Winter has been very mild here in central Florida this year. My herbs still look great. After pruning back my basil and lemon balm plants, it appeared that it was time to make pesto again. Pesto is one of my favorite sauces! 🙂
I do have one problem with traditional pesto recipes – not only do they contain a lot of oil, they contain a lot of olive oil. Most people have been led to believe that olive oil is a “health food”, and that just isn’t the case. Most plant based oils have omega fatty acid ratios that favor omega-6 and lead to inflammation. As I have a history of inflammatory disease, I try to eat very little oil, but when I do need to use a little in a recipe, I opt for flaxseed oil, which is very high in omega-3 fatty acid, making it an anti-inflammatory food. Flaxseed oil is a little pricey though, so in order to reduce the total amount required in the recipe, I make a thicker pesto spread instead of a sauce. It is wonderful in sandwiches!

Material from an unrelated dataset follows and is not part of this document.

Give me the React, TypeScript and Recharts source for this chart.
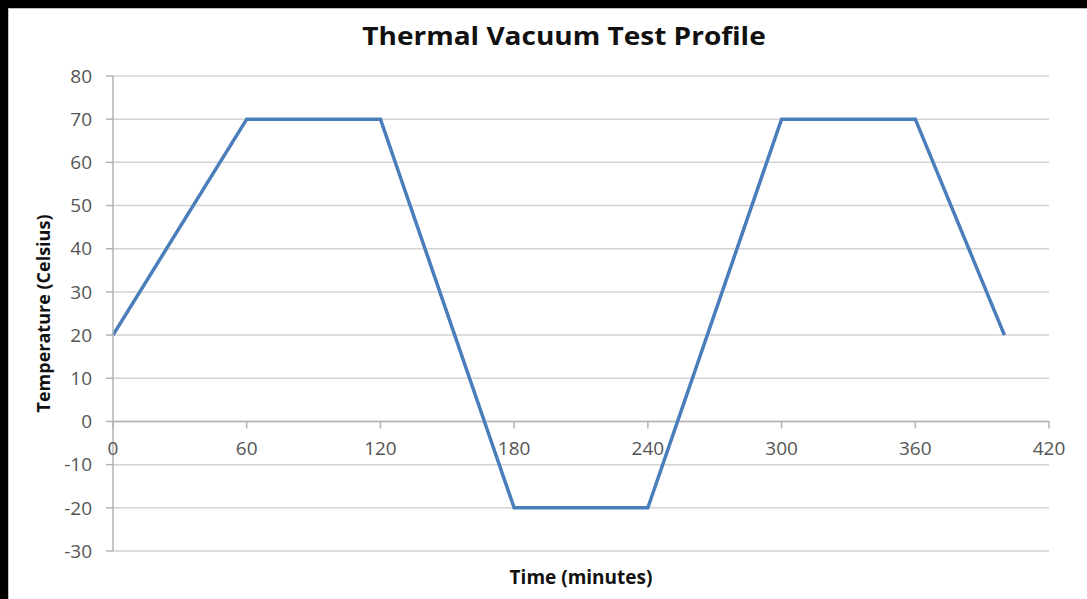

Another ingredient in traditional pesto, which is problematic, is pine nuts. Standard variety pine nuts have THREE HUNDRED TIMES more omega-6 than omega-3. According to Dr. Joel Fuhrman, the Mediterranean variety of pine nuts is much better with a 1:30 ratio. It is significantly better (10 times to be exact), but still very high. We can do even better than that be replacing the pine nuts in traditional pesto with hemp seeds. Hemp seeds have a 1:3 ratio – 10 times better than even the Mediterranean pine nuts. They also have a nutty flavor that compliments the flaxseed oil nicely. By replacing pine nuts with hemp seeds, we have literally made the omega fatty acid ratio of the nut/seed component in recipe one hundred times better.
The last ingredient that I have replaced in this recipe is the cheese. There is a lot of controversy regarding the health benefits of dairy when all factors are considered (whether or not it is from grass fed animals, whether it not it is pasteurized, etc.). Regardless of these things, I’m allergic to it, so dairy is a non-negotiable ingredient exclusion for me. Instead of cheese, I use nutritional yeast in this recipe. It is an inactive yeast that contains all essential amino acids, and multiple B-vitamins. Some brands, like Red Star Nutritional Yeast, are also fortified with B-12.
It’s also REALLY good in sandwiches.
- 3 cups basil (replace up to 1/4 cup with lemon balm, if desired)
- 1/4 cup flaxseed oil
- 1/4 cup hemp seed
- 1/4 cup nutritional yeast
- 3/4 tsp sea salt
- 1 TB Trader Joe's "21 Seasoning Salute" (or your favorite garlic or Italian-inspired spice blend)
- Combine all ingredients in a food processor until an even, but slightly chunky, consistency is achieved.
- I used lemon balm to replace some of the basil because I had it in my garden, but you don't have to do that for this recipe. It adds a nice hint of lemon to the recipe, but is not necessary.
- I experimented with the Trader Joe's seasoning mix since I had swapped out a few other ingredients, but you don't have to use it. You can use a garlic powder based seasoning blend or an Italian-inspired spice blend of your choice, and it would probably still taste great.